===== Extracted information =====
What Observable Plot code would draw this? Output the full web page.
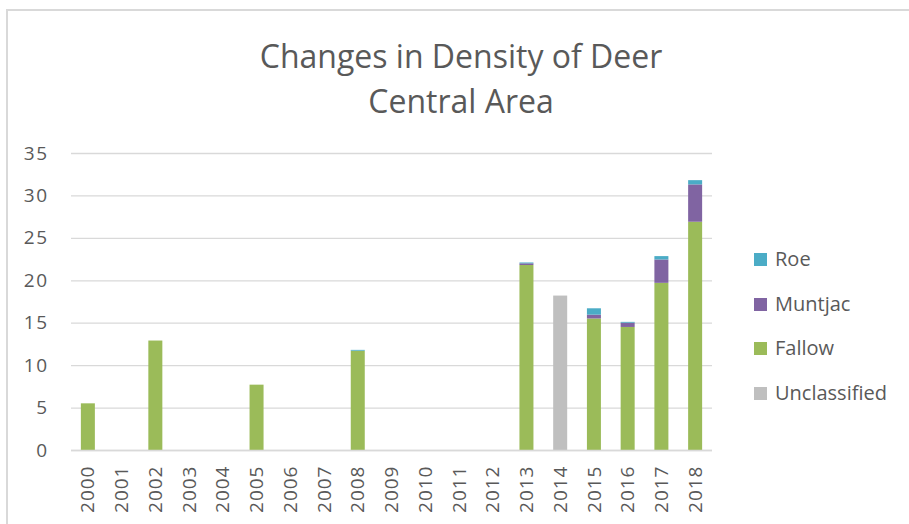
<!DOCTYPE html>
<html>
<head>
<meta charset="utf-8">
<script src="https://cdn.jsdelivr.net/npm/d3@7"></script>
<script src="https://cdn.jsdelivr.net/npm/@observablehq/plot@0.6"></script>
<style>
  html, body { margin: 0; padding: 0; background: #fff; }
  #wrap { position: relative; width: 909px; height: 524px; overflow: hidden; font-family: "Open Sans", sans-serif; }
  #frame { position: absolute; left: 6px; top: 9px; width: 1000px; height: 1000px; border-top: 2px solid #D9D9D9; border-left: 2px solid #D9D9D9; box-sizing: border-box; }
  #title { position: absolute; left: 0; width: 922px; top: 33px; text-align: center; font-size: 32px; line-height: 45px; color: #595959; }
  #chart { position: absolute; left: 0; top: 0; }
  #legend { position: absolute; left: 754px; top: 249px; color: #595959; font-size: 20px; }
  .item { height: 44.7px; display: flex; align-items: flex-start; }
  .sw { width: 13px; height: 13px; margin-top: 4px; margin-right: 8px; }
  .lab { line-height: 22px; margin-top: -1px; }
  [aria-label="y-axis tick label"] text { letter-spacing: 1.5px; }
  [aria-label="x-axis tick label"] text { letter-spacing: 1px; }
</style>
</head>
<body>
<div id="wrap">
  <div id="frame"></div>
  <div id="chart"></div>
  <div id="title">Changes in Density of Deer<br>Central Area</div>
  <div id="legend"></div>
</div>
<script>
const years = ["2000","2001","2002","2003","2004","2005","2006","2007","2008","2009","2010","2011","2012","2013","2014","2015","2016","2017","2018"];
const unclassified = [0,0,0,0,0,0,0,0,0,0,0,0,0,0,18.2,0,0,0,0];
const fallow       = [5.5,0,12.9,0,0,7.7,0,0,11.7,0,0,0,0,21.8,0,15.5,14.5,19.7,26.9];
const muntjac      = [0,0,0,0,0,0,0,0,0,0,0,0,0,0.2,0,0.45,0.5,2.75,4.4];
const roe          = [0,0,0,0,0,0,0,0,0.1,0,0,0,0,0.1,0,0.75,0.1,0.4,0.5];
const seriesNames = ["Unclassified","Fallow","Muntjac","Roe"];
const seriesColors = ["#BFBFBF","#9BBB59","#8064A2","#4BACC6"];
const yTicks = [0,5,10,15,20,25,30,35];

const seriesValues = [unclassified, fallow, muntjac, roe];
const rows = [];
years.forEach((y, i) => {
  seriesNames.forEach((s, j) => {
    rows.push({year: y, series: s, value: seriesValues[j][i]});
  });
});

const chart = Plot.plot({
  width: 909,
  height: 524,
  marginLeft: 71,
  marginRight: 197,
  marginTop: 153,
  marginBottom: 74,
  style: {fontFamily: "'Open Sans', sans-serif", color: "#595959", background: "transparent"},
  x: {domain: years, paddingInner: 0.585, paddingOuter: 0.2925, round: false, label: null},
  y: {domain: [0, 35], label: null},
  color: {domain: seriesNames, range: seriesColors},
  marks: [
    Plot.gridY(yTicks, {stroke: "#D9D9D9", strokeOpacity: 1, strokeWidth: 1.3}),
    Plot.barY(rows, Plot.stackY({order: seriesNames}, {x: "year", y: "value", fill: "series", z: "series"})),
    Plot.axisY(yTicks, {tickSize: 0, tickPadding: 23, fontSize: 19, label: null, fill: "#595959"}),
    Plot.axisX({tickRotate: -90, tickSize: 0, tickPadding: 15, fontSize: 19, label: null, fill: "#595959"}),
    Plot.ruleY([0], {stroke: "#D9D9D9", strokeWidth: 1.5})
  ]
});
document.getElementById("chart").appendChild(chart);

const legend = document.getElementById("legend");
["Roe","Muntjac","Fallow","Unclassified"].forEach(name => {
  const item = document.createElement("div");
  item.className = "item";
  const sw = document.createElement("div");
  sw.className = "sw";
  sw.style.background = seriesColors[seriesNames.indexOf(name)];
  const lab = document.createElement("div");
  lab.className = "lab";
  lab.textContent = name;
  item.appendChild(sw);
  item.appendChild(lab);
  legend.appendChild(item);
});
</script>
</body>
</html>
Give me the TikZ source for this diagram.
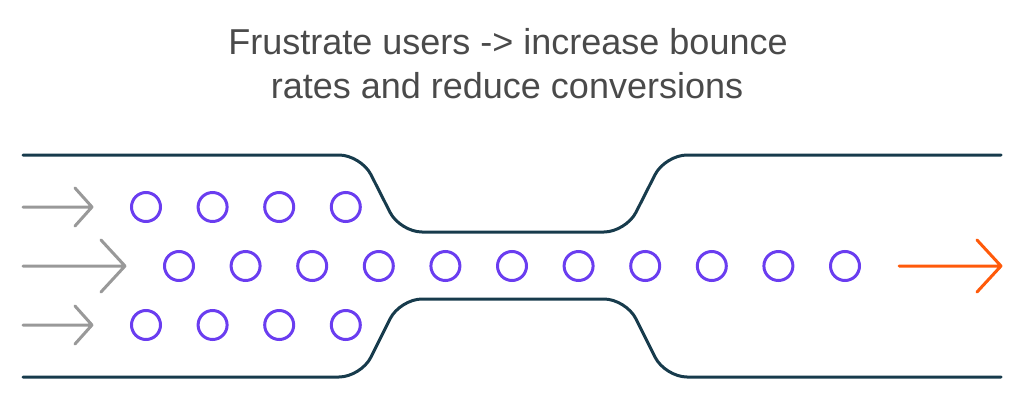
=====
▶ _Task instructions_
Write every record out again exactly; no pictures belong in the copy.

▶ _Response for this exercise_
What Observable Plot code would draw this? Output the full web page.
<!DOCTYPE html>
<html>
<head>
<meta charset="utf-8">
<script src="https://cdn.jsdelivr.net/npm/d3@7"></script>
<script src="https://cdn.jsdelivr.net/npm/@observablehq/plot@0.6"></script>
<style>
  html, body { margin: 0; padding: 0; background: #fff; }
  #wrap { position: relative; width: 909px; height: 524px; overflow: hidden; font-family: "Open Sans", sans-serif; }
  #frame { position: absolute; left: 6px; top: 9px; width: 1000px; height: 1000px; border-top: 2px solid #D9D9D9; border-left: 2px solid #D9D9D9; box-sizing: border-box; }
  #title { position: absolute; left: 0; width: 922px; top: 33px; text-align: center; font-size: 32px; line-height: 45px; color: #595959; }
  #chart { position: absolute; left: 0; top: 0; }
  #legend { position: absolute; left: 754px; top: 249px; color: #595959; font-size: 20px; }
  .item { height: 44.7px; display: flex; align-items: flex-start; }
  .sw { width: 13px; height: 13px; margin-top: 4px; margin-right: 8px; }
  .lab { line-height: 22px; margin-top: -1px; }
  [aria-label="y-axis tick label"] text { letter-spacing: 1.5px; }
  [aria-label="x-axis tick label"] text { letter-spacing: 1px; }
</style>
</head>
<body>
<div id="wrap">
  <div id="frame"></div>
  <div id="chart"></div>
  <div id="title">Changes in Density of Deer<br>Central Area</div>
  <div id="legend"></div>
</div>
<script>
const years = ["2000","2001","2002","2003","2004","2005","2006","2007","2008","2009","2010","2011","2012","2013","2014","2015","2016","2017","2018"];
const unclassified = [0,0,0,0,0,0,0,0,0,0,0,0,0,0,18.2,0,0,0,0];
const fallow       = [5.5,0,12.9,0,0,7.7,0,0,11.7,0,0,0,0,21.8,0,15.5,14.5,19.7,26.9];
const muntjac      = [0,0,0,0,0,0,0,0,0,0,0,0,0,0.2,0,0.45,0.5,2.75,4.4];
const roe          = [0,0,0,0,0,0,0,0,0.1,0,0,0,0,0.1,0,0.75,0.1,0.4,0.5];
const seriesNames = ["Unclassified","Fallow","Muntjac","Roe"];
const seriesColors = ["#BFBFBF","#9BBB59","#8064A2","#4BACC6"];
const yTicks = [0,5,10,15,20,25,30,35];

const seriesValues = [unclassified, fallow, muntjac, roe];
const rows = [];
years.forEach((y, i) => {
  seriesNames.forEach((s, j) => {
    rows.push({year: y, series: s, value: seriesValues[j][i]});
  });
});

const chart = Plot.plot({
  width: 909,
  height: 524,
  marginLeft: 71,
  marginRight: 197,
  marginTop: 153,
  marginBottom: 74,
  style: {fontFamily: "'Open Sans', sans-serif", color: "#595959", background: "transparent"},
  x: {domain: years, paddingInner: 0.585, paddingOuter: 0.2925, round: false, label: null},
  y: {domain: [0, 35], label: null},
  color: {domain: seriesNames, range: seriesColors},
  marks: [
    Plot.gridY(yTicks, {stroke: "#D9D9D9", strokeOpacity: 1, strokeWidth: 1.3}),
    Plot.barY(rows, Plot.stackY({order: seriesNames}, {x: "year", y: "value", fill: "series", z: "series"})),
    Plot.axisY(yTicks, {tickSize: 0, tickPadding: 23, fontSize: 19, label: null, fill: "#595959"}),
    Plot.axisX({tickRotate: -90, tickSize: 0, tickPadding: 15, fontSize: 19, label: null, fill: "#595959"}),
    Plot.ruleY([0], {stroke: "#D9D9D9", strokeWidth: 1.5})
  ]
});
document.getElementById("chart").appendChild(chart);

const legend = document.getElementById("legend");
["Roe","Muntjac","Fallow","Unclassified"].forEach(name => {
  const item = document.createElement("div");
  item.className = "item";
  const sw = document.createElement("div");
  sw.className = "sw";
  sw.style.background = seriesColors[seriesNames.indexOf(name)];
  const lab = document.createElement("div");
  lab.className = "lab";
  lab.textContent = name;
  item.appendChild(sw);
  item.appendChild(lab);
  legend.appendChild(item);
});
</script>
</body>
</html>
Give me the TikZ source for this diagram.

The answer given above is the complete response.